In an industrial context, we can segment members to get a better picture of engagement and concerns within a particular target industry or area. This can be really helpful in formulating organising strategies where we need to grow.
A standard format like NPS also lets us benchmark ourselves against other unions and organisations that use it. Sharing between unions on the learning here could be helpful to the whole movement.
And without doing this kind of work, we run the risk of entrenching existing misunderstandings between members and the union. For example in looking through our detractors, we found a number of people were scoring Equity poorly because they didn’t think we were doing well enough on things that we don’t actually do, such as finding work for them. The members had misplaced expectations from us, which has implications for how we recruit.
I’ve been working on a membership plan, which is very much tied to the organisation’s vision. We want to use NPS and other membership data techniques to help underpin the union’s needs for data to improve all our strategies.
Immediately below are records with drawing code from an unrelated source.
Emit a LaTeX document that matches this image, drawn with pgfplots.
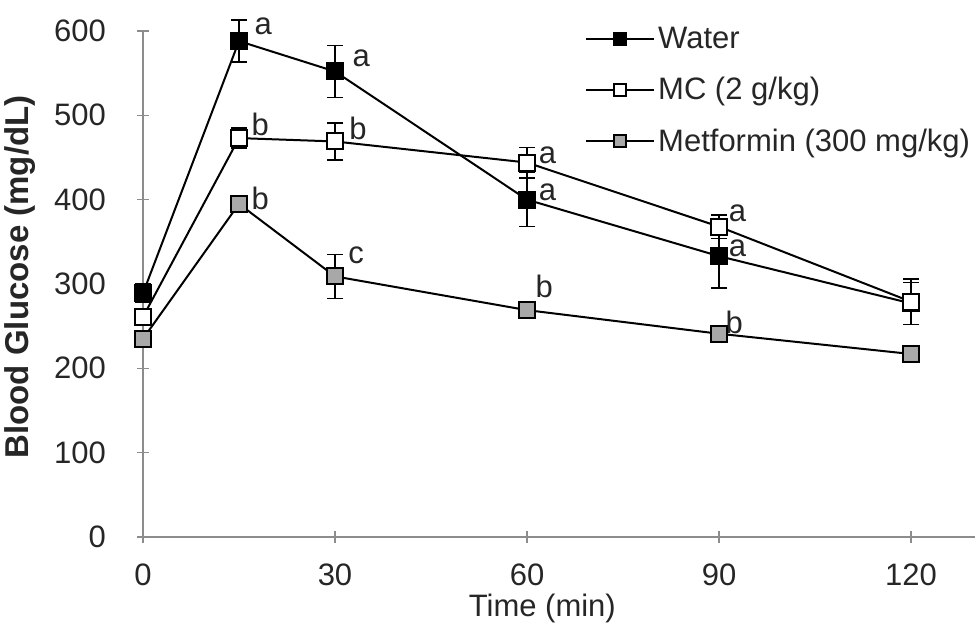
\documentclass[border=0pt]{standalone}
\usepackage{pgfplots}
\pgfplotsset{compat=1.18}
\usepackage{pgfplotstable}
\usepackage{fontspec}
\setmainfont{Liberation Sans}
\usetikzlibrary{calc}
\definecolor{axgray}{gray}{0.55}
\definecolor{metfill}{gray}{0.66}
\newcommand{\fs}{\fontsize{15.5}{18}\selectfont}

\pgfplotstableread{
t water werr mc mcerr met meterr
0 289 11 261 8 235 7
15 588 25 473 12 395 10
30 552 31 469 22 309 26
60 400 32 444 18 269 8
90 333 38 368 14 241 6
120 277 25 279 27 217 6
}\datatable

\begin{document}
\begin{tikzpicture}
\begin{axis}[
  name=ax,
  scale only axis, width=416pt, height=253pt,
  xmin=0, xmax=130, ymin=0, ymax=600,
  axis lines*=left,
  clip=false,
  xtick={0,30,60,90,120}, ytick={0,100,200,300,400,500,600},
  tick align=center, major tick length=6pt,
  axis line style={axgray, line width=1pt},
  tick style={axgray, line width=0.8pt},
  /pgf/number format/assume math mode=true,
  ticklabel style={font=\fs, text=black!85},
  xticklabel style={anchor=center, yshift=-16pt},
  yticklabel style={anchor=east, xshift=-12pt},
  xlabel={Time (min)},
  xlabel style={font=\fs, text=black!85, at={(axis description cs:0.48,0)}, anchor=center, yshift=-35.5pt},
  ylabel={Blood Glucose (mg/dL)},
  ylabel style={font=\fontsize{16.5}{19}\selectfont\bfseries, text=black!85, at={(axis description cs:0,0.514)}, anchor=center, yshift=61.5pt},
  legend image code/.code={\draw[mark repeat=2, mark phase=2, #1, mark size=3pt] plot coordinates {(0pt,0pt) (17pt,0pt) (34pt,0pt)};},
  legend style={draw=none, fill=none, at={(axis description cs:0.531,1.015)}, anchor=north west, font=\fs, text=black!85, row sep=10pt, inner sep=0pt, nodes={inner sep=1.5pt}},
  legend cell align=left,
]
\addplot[black, line width=1pt, mark=square*, mark size=4pt, mark options={fill=black, solid},
  error bars/.cd, y dir=both, y explicit,
  error bar style={black, line width=0.8pt},
  error mark options={rotate=90, mark size=4pt, black, line width=0.8pt}]
  table[x=t, y=water, y error=werr]{\datatable};
\addlegendentry{Water}
\addplot[black, line width=1pt, mark=square*, mark size=4pt, mark options={fill=white, solid},
  error bars/.cd, y dir=both, y explicit,
  error bar style={black, line width=0.8pt},
  error mark options={rotate=90, mark size=4pt, black, line width=0.8pt}]
  table[x=t, y=mc, y error=mcerr]{\datatable};
\addlegendentry{MC (2 g/kg)}
\addplot[black, line width=1pt, mark=square*, mark size=4pt, mark options={fill=metfill, solid},
  error bars/.cd, y dir=both, y explicit,
  error bar style={black, line width=0.8pt},
  error mark options={rotate=90, mark size=4pt, black, line width=0.8pt}]
  table[x=t, y=met, y error=meterr]{\datatable};
\addlegendentry{Metformin (300 mg/kg)}

\node[font=\fs, text=black!85] at (axis cs:18.8,605) {a};
\node[font=\fs, text=black!85] at (axis cs:34.1,568) {a};
\node[font=\fs, text=black!85] at (axis cs:18.3,489) {b};
\node[font=\fs, text=black!85] at (axis cs:33.6,485) {b};
\node[font=\fs, text=black!85] at (axis cs:18.3,402) {b};
\node[font=\fs, text=black!85] at (axis cs:33.3,334) {c};
\node[font=\fs, text=black!85] at (axis cs:63.2,453) {a};
\node[font=\fs, text=black!85] at (axis cs:63.2,409) {a};
\node[font=\fs, text=black!85] at (axis cs:62.7,297) {b};
\node[font=\fs, text=black!85] at (axis cs:92.9,384) {a};
\node[font=\fs, text=black!85] at (axis cs:92.9,342) {a};
\node[font=\fs, text=black!85] at (axis cs:92.4,255) {b};
\end{axis}
\pgfresetboundingbox
\path ($(ax.south west)+(-71.5pt,-48pt)$) rectangle ($(ax.north east)+(1.5pt,15.5pt)$);
\end{tikzpicture}
\end{document}
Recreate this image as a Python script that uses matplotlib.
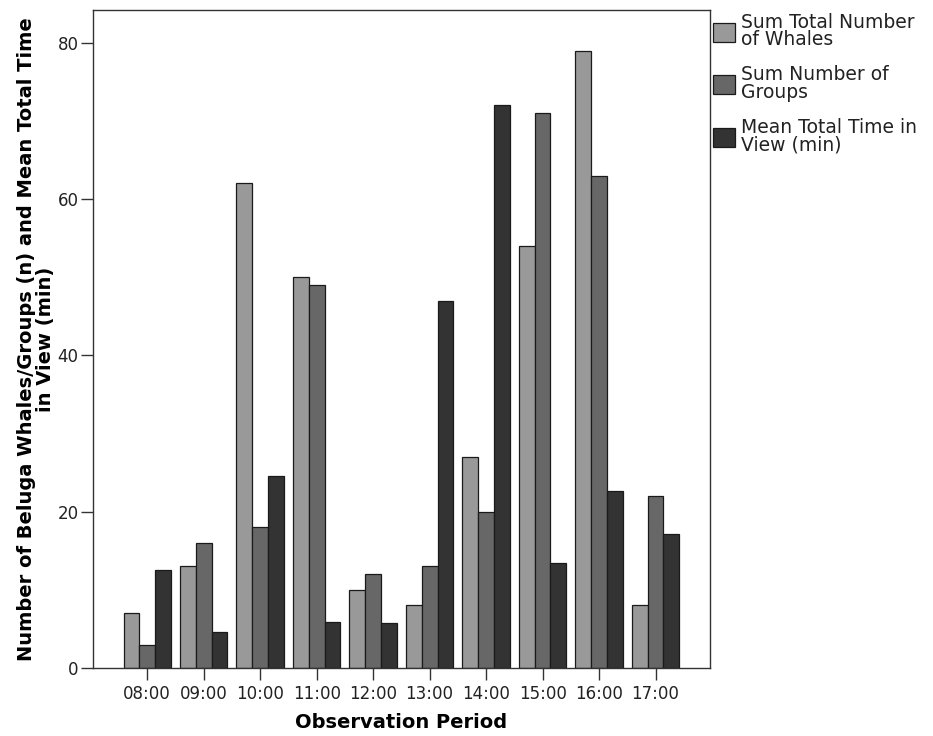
import numpy as np
import matplotlib.pyplot as plt

plt.rcParams['font.family'] = ['DejaVu Sans']

# observation periods
periods = ['08:00', '09:00', '10:00', '11:00', '12:00',
           '13:00', '14:00', '15:00', '16:00', '17:00']

# series
total_whales = [7, 13, 62, 50, 10, 8, 27, 54, 79, 8]
num_groups = [3, 16, 18, 49, 12, 13, 20, 71, 63, 22]
mean_time = [12.6, 4.6, 24.6, 5.9, 5.7, 47.0, 72.1, 13.4, 22.6, 17.2]

labels = ['Sum Total Number\nof Whales', 'Sum Number of\nGroups',
          'Mean Total Time in\nView (min)']
colors = ['#999999', '#676767', '#333333']

fig = plt.figure(figsize=(9.33, 7.36), dpi=100)
ax = fig.add_axes([0.0997, 0.0924, 0.661, 0.894])

x = np.arange(len(periods))
w = 0.28
for i, (vals, lab, c) in enumerate(zip([total_whales, num_groups, mean_time], labels, colors)):
    ax.bar(x + (i - 1) * w, vals, width=w, color=c, edgecolor='#1a1a1a',
           linewidth=0.9, label=lab)

ax.set_xlim(-0.96, len(periods) - 0.04)
ax.set_ylim(0, 84.2)
ax.set_yticks([0, 20, 40, 60, 80])
ax.set_xticks(x)
ax.set_xticklabels(periods)
ax.tick_params(axis='both', labelsize=12, length=8.5, width=1, color='#333333',
               labelcolor='#222222', direction='out')
ax.tick_params(axis='x', pad=4)
ax.tick_params(axis='y', pad=2)
for s in ax.spines.values():
    s.set_color('#333333')
    s.set_linewidth(1)

ax.set_xlabel('Observation Period', fontsize=14, fontweight='bold', labelpad=7)
ax.set_ylabel('Number of Beluga Whales/Groups (n) and Mean Total Time\nin View (min)',
              fontsize=14, fontweight='bold', linespacing=0.95, labelpad=2)

leg = ax.legend(loc='upper left', bbox_to_anchor=(1.0, 1.0), frameon=False,
                fontsize=13.5, handlelength=1.2, handleheight=1.2,
                handletextpad=0.3, labelspacing=0.85, borderaxespad=0.15,
                borderpad=0.0)
for t in leg.get_texts():
    t.set_linespacing(0.9)
    t.set_color('#222222')

fig.savefig('out.png', dpi=100)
The work we’ve done at Equity has been a bit improvised so far, using Excel to analyse results. That’s been fine as we experiment and find out how this will be useful to the union, but we’d like to improve things as we get further into this. We’re interested in using better analysis and visualisation tools, like PowerBI, to draw out connections more easily in our reporting.
We’re also hoping to have this better integrated with CRM in the future. That could cut down on processing time, but it would crucially mean that we can include NPS score and key issue comments on members’ profile information. That way, when a membership officer speaks to a member, they’ll have the information at their finger tips. If the member is a detractor, they would be able to see a reason why this is, and address that as part of the call.